Jesus…fucking…Christ. Somebody get the old twat some Anusol, he clearly needs it for his persistent butthurt. Once again, and idiot remainer DELIBERATELY confuses EUROPE with the EU. They are NOT the same. And to be honest, if my voting to leave the EU is spitting in the face of the likes Juncker, Tusk, Verhofstadt and Barnier, I can live with that. I’d happily do it for real given the chance.

I’m sick of this now. At first it was amusing to watch pro-EU traitors going nuclear over the fact that a majority of voters had dared vote to leave their precious EU. Now it’s fucking tedious. It’s been FIFTEEN months since the referendum, and STILL we have democracy hating wankpuffins hurling insults at us, disrespecting democracy and basically still throwing a tantrum. Call the Guinness book of Records, I reckon they’ve broken the world sulking record.

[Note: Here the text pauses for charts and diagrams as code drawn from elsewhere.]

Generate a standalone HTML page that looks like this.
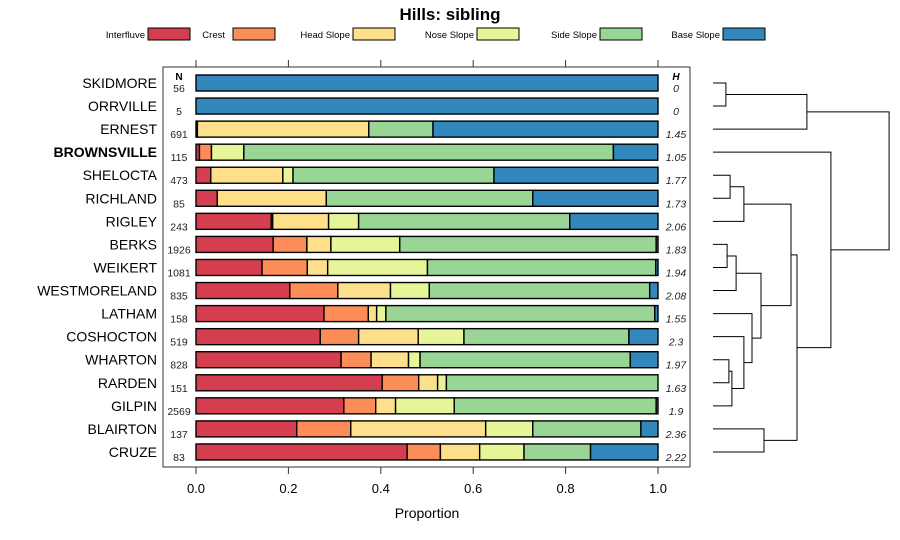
<!DOCTYPE html>
<html><head><meta charset="utf-8"><style>
body{margin:0;background:#fff}
svg{display:block;font-family:"Liberation Sans",sans-serif}
</style></head><body>
<svg id="chart" width="900" height="540" viewBox="0 0 900 540">
<text x="450" y="20" text-anchor="middle" font-size="17" font-weight="bold">Hills: sibling</text>
<g id="legend"></g>
<rect x="163" y="67" width="527" height="400" fill="none" stroke="#333" stroke-width="1"/>
<g id="bars"></g>
<g id="axis"></g>
<text x="427" y="518" text-anchor="middle" font-size="14">Proportion</text>
<text x="179" y="80" text-anchor="middle" font-size="10" font-weight="bold">N</text>
<text x="676" y="80" text-anchor="middle" font-size="10" font-weight="bold" font-style="italic">H</text>
<g id="dendro" fill="none" stroke="#000" stroke-width="1"></g>
</svg>
<script>
const categories=["SKIDMORE","ORRVILLE","ERNEST","BROWNSVILLE","SHELOCTA","RICHLAND","RIGLEY","BERKS","WEIKERT","WESTMORELAND","LATHAM","COSHOCTON","WHARTON","RARDEN","GILPIN","BLAIRTON","CRUZE"];
const seriesNames=["Interfluve","Crest","Head Slope","Nose Slope","Side Slope","Base Slope"];
const interfluve=[0,0,0.003,0.0075,0.032,0.046,0.163,0.167,0.143,0.203,0.277,0.269,0.314,0.403,0.320,0.218,0.457];
const crest=[0,0,0,0.026,0,0,0.003,0.073,0.098,0.104,0.096,0.083,0.065,0.079,0.069,0.117,0.072];
const headSlope=[0,0,0.371,0,0.156,0.236,0.121,0.052,0.044,0.114,0.018,0.129,0.081,0.041,0.043,0.292,0.085];
const noseSlope=[0,0,0,0.070,0.022,0,0.065,0.149,0.216,0.084,0.020,0.099,0.025,0.019,0.127,0.102,0.096];
const sideSlope=[0,0,0.139,0.800,0.435,0.447,0.457,0.555,0.494,0.477,0.582,0.357,0.455,0.458,0.437,0.234,0.144];
const baseSlope=[1,1,0.487,0.096,0.355,0.271,0.191,0.004,0.005,0.018,0.007,0.063,0.060,0,0.004,0.037,0.146];
const nValues=["56","5","691","115","473","85","243","1926","1081","835","158","519","828","151","2569","137","83"];
const hValues=["0","0","1.45","1.05","1.77","1.73","2.06","1.83","1.94","2.08","1.55","2.3","1.97","1.63","1.9","2.36","2.22"];
const xTicks=[0,0.2,0.4,0.6,0.8,1.0];
const xTickLabels=["0.0","0.2","0.4","0.6","0.8","1.0"];
const colors=["#D53E4F","#FC8D59","#FEE08B","#E6F598","#99D594","#3288BD"];
const series=[interfluve,crest,headSlope,noseSlope,sideSlope,baseSlope];
// dendrogram merge heights (distance units), leaves by index
const dendroTree=[[[[0,1,0.43],2,3.13],[3,[[[[4,5,0.57],6,1.03],[[[7,8,0.47],9,0.77],[10,[11,[[12,13,0.53],14,0.63],1.03],1.3],1.6],2.6],[15,16,1.7],2.8],3.93],5.87]];

const NS="http://www.w3.org/2000/svg";
const svg=document.getElementById('chart');
function mk(tag,attrs,parent){const e=document.createElementNS(NS,tag);for(const k in attrs)e.setAttribute(k,attrs[k]);parent.appendChild(e);return e;}
const xScale=v=>196+v*462;
const yScale=i=>83+i*23.06;

// legend
const legend=document.getElementById('legend');
const legX=[145,225,350,474,597,720];
seriesNames.forEach((s,i)=>{
  const t=mk('text',{x:legX[i],y:38,'text-anchor':'end','font-size':9.5},legend);t.textContent=s;
  
  
  const r=mk('rect',{x:legX[i]+3+(i==1?5:0),y:28,width:42,height:12,fill:colors[i],stroke:'#000','stroke-width':1},legend);
  
  
});

// bars
const bars=document.getElementById('bars');
categories.forEach((c,i)=>{
  const cy=yScale(i);
  const lab=mk('text',{x:157,y:cy+5,'text-anchor':'end','font-size':14,'font-weight':c==='BROWNSVILLE'?'bold':'normal'},bars);
  lab.textContent=c;
  
  
  let cum=0;
  series.forEach((arr,j)=>{
    const v=arr[i];
    if(v>0){
      const r=mk('rect',{x:xScale(cum),y:cy-8,width:xScale(cum+v)-xScale(cum),height:16,fill:colors[j],stroke:'#000','stroke-width':1.4},bars);
      
      
    }
    cum+=v;
  });
  const nt=mk('text',{x:179,y:cy+9,'text-anchor':'middle','font-size':10.5,fill:'#222'},bars);
  nt.textContent=nValues[i];
  
  
  const ht=mk('text',{x:676,y:cy+9,'text-anchor':'middle','font-size':10.5,'font-style':'italic',fill:'#222'},bars);
  ht.textContent=hValues[i];
  
  
});

// axis
const axis=document.getElementById('axis');
xTicks.forEach((t,i)=>{
  const x=xScale(t);
  mk('line',{x1:x,x2:x,y1:60,y2:67,stroke:'#333'},axis);
  mk('line',{x1:x,x2:x,y1:467,y2:474,stroke:'#333'},axis);
  const tl=mk('text',{x:x,y:493,'text-anchor':'middle','font-size':13},axis);
  tl.textContent=xTickLabels[i];
  
  
});

// dendrogram
const dg=document.getElementById('dendro');
const hx=h=>713+h*30;
function draw(n){
  if(typeof n==='number') return {y:yScale(n),h:0};
  const a=draw(n[0]),b=draw(n[1]),h=n[2];
  const p=mk('path',{d:`M${hx(a.h)},${a.y}H${hx(h)}V${b.y}H${hx(b.h)}`},dg);
  
  
  return {y:(a.y+b.y)/2,h:h};
}
draw(dendroTree[0]);
</script>
</body></html>
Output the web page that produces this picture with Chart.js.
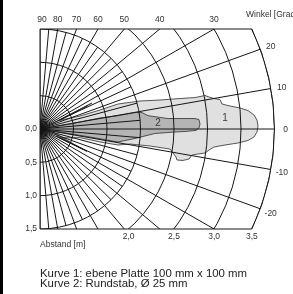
<!DOCTYPE html>
<html>
<head>
<meta charset="utf-8">
<script src="https://cdn.jsdelivr.net/npm/chart.js@4.4.1/dist/chart.umd.min.js"></script>
<style>
body{margin:0;background:#fff;}
#wrap{position:relative;width:293px;height:294px;overflow:hidden;background:#fff;}
#wrap:before{content:"";position:absolute;left:0;top:0;width:3px;height:294px;background:#000;}
canvas{position:absolute;left:0;top:0;}
.cap{position:absolute;left:40px;top:267.5px;font:11.4px "Liberation Sans",Arial,Helvetica,sans-serif;line-height:10px;color:#222;white-space:nowrap;}
</style>
</head>
<body>
<div id="wrap">
<canvas id="diagramm" width="293" height="294"></canvas>
<div class="cap">Kurve 1: ebene Platte 100 mm x 100 mm<br>Kurve 2: Rundstab, Ø 25 mm</div>
</div>
<script>

// Raster: Winkel in Grad, Abstand in m
var strahlen = [90, 80, 70, 60, 50, 40, 30, 20, 10, 0, -10, -20, -30, -40, -50, -60, -70, -80, -90];
var zwischenStrahlen = [85, 75, 65, 55, 45, 35, 25, 15, 5, -5, -15, -25, -35, -45, -55, -65, -75, -85];
var abstandRinge = [0.5, 1.0, 1.5, 2.0, 2.5, 3.0, 3.5];
var winkelOben = [90, 80, 70, 60, 50, 40, 30];
var winkelRechts = [20, 10, 0, -10, -20];
var abstandLinks = [0.0, 0.5, 1.0, 1.5];
var abstandUnten = [2.0, 2.5, 3.0, 3.5];

// Kurve 1: ebene Platte (x = Abstand, y = seitlich, in m)
var kurve1X = [0, 0.22, 0.776, 0.27, 0.716, 0.3, 0.597, 0.896, 1.164, 1.493, 1.791, 2.09, 2.313, 2.463, 2.522, 2.597, 2.687,
	2.716, 2.836, 2.985, 3.104, 3.194, 3.239, 3.254, 3.239, 3.194, 3.104, 2.955, 2.761, 2.597, 2.522, 2.463, 2.358,
	2.269, 2.224, 2.134, 2.045, 2.03, 1.94, 1.642, 1.343, 1.164, 0.896, 0.6, 0.3, 0.70, 0.27, 0.64, 0.24, 0.58, 0.2, 0];
var kurve1Y = [0, 0.1, 0.39, 0.125, 0.352, 0.13, 0.195, 0.285, 0.375, 0.42, 0.435, 0.457, 0.472, 0.502, 0.48, 0.457, 0.442,
	0.375, 0.345, 0.315, 0.277, 0.21, 0.135, 0.045, -0.045, -0.12, -0.172, -0.21, -0.24, -0.27, -0.315, -0.36, -0.375,
	-0.39, -0.45, -0.472, -0.465, -0.42, -0.3, -0.255, -0.225, -0.24, -0.195, -0.13, -0.135, -0.335, -0.12, -0.3, -0.105, -0.27, -0.05, 0];

// Kurve 2: Rundstab
var kurve2X = [0, 0.448, 0.896, 1.164, 1.418, 1.522, 1.612, 1.91, 2.164, 2.313, 2.373, 2.388, 2.373, 2.328, 2.164, 2.015,
	1.716, 1.418, 1.164, 0.746, 0.299, 0];
var kurve2Y = [0, 0.075, 0.165, 0.2, 0.247, 0.247, 0.2, 0.157, 0.157, 0.157, 0.142, 0.075, 0.015, -0.022, -0.037, -0.045,
	-0.067, -0.142, -0.195, -0.12, -0.045, 0];

var kurveNamen = ["1", "2"];
var kurveNameX = [2.761, 1.761];
var kurveNameY = [0.157, 0.082];

function punkte(xs, ys){
	return xs.map(function(x, i){ return {x: x, y: ys[i]}; });
}

function zahl(v){
	return v.toFixed(1).replace('.', ',');
}

var schrift = '"Liberation Sans", Arial, Helvetica, sans-serif';

var polarRaster = {
	id: 'polarRaster',
	afterDatasetsDraw: function(chart){
		var ctx = chart.ctx;
		var xs = chart.scales.x, ys = chart.scales.y, a = chart.chartArea;
		var ox = xs.getPixelForValue(0), oy = ys.getPixelForValue(0);
		var kx = xs.getPixelForValue(1) - ox, ky = oy - ys.getPixelForValue(1);
		var rMax = abstandRinge[abstandRinge.length - 1];
		var yMax = ys.max;

		ctx.save();
		ctx.beginPath();
		ctx.rect(a.left, a.top, a.right - a.left, a.bottom - a.top);
		ctx.clip();
		ctx.beginPath();
		ctx.ellipse(ox, oy, rMax * kx, rMax * ky, 0, 0, Math.PI * 2);
		ctx.clip();
		ctx.strokeStyle = '#161616';
		ctx.lineWidth = 1;

		abstandRinge.forEach(function(r){
			ctx.beginPath();
			ctx.ellipse(ox, oy, r * kx, r * ky, 0, 0, Math.PI * 2);
			ctx.stroke();
		});
		strahlen.forEach(function(w){
			var rad = w * Math.PI / 180;
			ctx.beginPath();
			ctx.moveTo(ox, oy);
			ctx.lineTo(xs.getPixelForValue(5 * Math.cos(rad)), ys.getPixelForValue(5 * Math.sin(rad)));
			ctx.stroke();
		});
		zwischenStrahlen.forEach(function(w){
			var rad = w * Math.PI / 180;
			ctx.beginPath();
			ctx.moveTo(ox, oy);
			ctx.lineTo(xs.getPixelForValue(1.5 * Math.cos(rad)), ys.getPixelForValue(1.5 * Math.sin(rad)));
			ctx.stroke();
		});
		ctx.restore();

		// Rahmen
		var xEcke = xs.getPixelForValue(Math.sqrt(rMax * rMax - yMax * yMax));
		var phi = Math.asin(yMax / rMax);
		ctx.save();
		ctx.strokeStyle = '#161616';
		ctx.lineWidth = 1;
		ctx.beginPath();
		ctx.moveTo(xEcke, a.top);
		ctx.lineTo(ox, a.top);
		ctx.lineTo(ox, a.bottom);
		ctx.lineTo(xEcke, a.bottom);
		ctx.stroke();
		ctx.beginPath();
		ctx.ellipse(ox, oy, rMax * kx, rMax * ky, 0, -phi, phi);
		ctx.stroke();
		ctx.restore();
	},
	afterDraw: function(chart){
		var ctx = chart.ctx;
		var xs = chart.scales.x, ys = chart.scales.y, a = chart.chartArea;
		var ox = xs.getPixelForValue(0);
		var rMax = abstandRinge[abstandRinge.length - 1];
		var yMax = ys.max;

		ctx.save();
		ctx.fillStyle = '#333';
		ctx.font = '8.5px ' + schrift;
		ctx.textBaseline = 'middle';

		ctx.textAlign = 'center';
		winkelOben.forEach(function(w){
			var rad = w * Math.PI / 180;
			var x = w === 90 ? 0 : yMax / Math.tan(rad);
			ctx.fillText(String(w), xs.getPixelForValue(x) + (w === 90 ? 2 : 0), a.top - 9.5);
		});
		winkelRechts.forEach(function(w){
			var rad = w * Math.PI / 180;
			var x = xs.getPixelForValue(rMax * Math.cos(rad)) + 11 * Math.cos(rad);
			var y = ys.getPixelForValue(rMax * Math.sin(rad)) - 11 * Math.sin(rad);
			ctx.fillText(String(w), x, y + 1);
		});
		abstandUnten.forEach(function(r){
			ctx.fillText(zahl(r), xs.getPixelForValue(Math.sqrt(r * r - yMax * yMax)), a.bottom + 7.5);
		});

		ctx.textAlign = 'right';
		abstandLinks.forEach(function(r){
			ctx.fillText(zahl(r), ox - 3, ys.getPixelForValue(-r));
		});

		ctx.textAlign = 'left';
		ctx.fillText('Abstand [m]', ox, a.bottom + 16);
		ctx.fillText('Winkel [Grad]', 246, 15);

		ctx.font = '10px ' + schrift;
		ctx.textAlign = 'center';
		ctx.fillStyle = '#3a3a3a';
		kurveNamen.forEach(function(n, i){
			ctx.fillText(n, xs.getPixelForValue(kurveNameX[i]), ys.getPixelForValue(kurveNameY[i]));
		});
		ctx.restore();
	}
};

var chart_element = document.getElementById('diagramm');
var chart_settings = {
	type: 'scatter',
	data: {
		datasets: [{
			label: 'Kurve 1',
			data: punkte(kurve1X, kurve1Y),
			showLine: true,
			fill: 'shape',
			backgroundColor: '#e0e0e0',
			borderColor: '#2e2e2e',
			borderWidth: 0.8,
			pointRadius: 0,
			tension: 0,
			order: 2
		}, {
			label: 'Kurve 2',
			data: punkte(kurve2X, kurve2Y),
			showLine: true,
			fill: 'shape',
			backgroundColor: '#b4b4b4',
			borderColor: '#2e2e2e',
			borderWidth: 0.8,
			pointRadius: 0,
			tension: 0,
			order: 1
		}]
	},
	options: {
		responsive: false,
		animation: false,
		devicePixelRatio: 1,
		layout: { padding: { left: 40, top: 29, right: 18.5, bottom: 65 } },
		scales: {
			x: { type: 'linear', min: 0, max: 3.5, display: false },
			y: { type: 'linear', min: -1.5, max: 1.5, display: false }
		},
		plugins: {
			legend: { display: false },
			tooltip: { enabled: false }
		}
	},
	plugins: [polarRaster]
};
var chart_diagramm = new Chart(chart_element, chart_settings);
</script>
</body>
</html>
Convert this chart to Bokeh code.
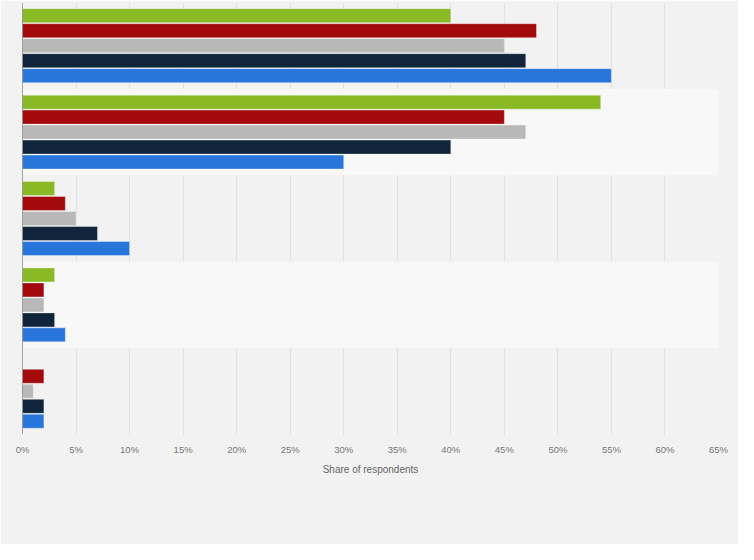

Just a couple of days ago, that upper crust faggot, Colin Firth announced he had taken Italian citizenship because he just couldn’t bear the thought of the UK becoming a sovereign nation once again. Anyone noticed how most of those who’ve been whingeing about Brexit, Attenborough, Firth, Branson, Heseltine, Clarke, Miller, etc, are all rich bastards who have been completely unaffected by the EU’s less pleasant laws, like open borders.

We’ve also had Labour arseholes like Clive Lewis saying that Brexit is racist, and David Lammy comparing Brexiteers (I love that name) to Nazis. What prize fuckpoodles.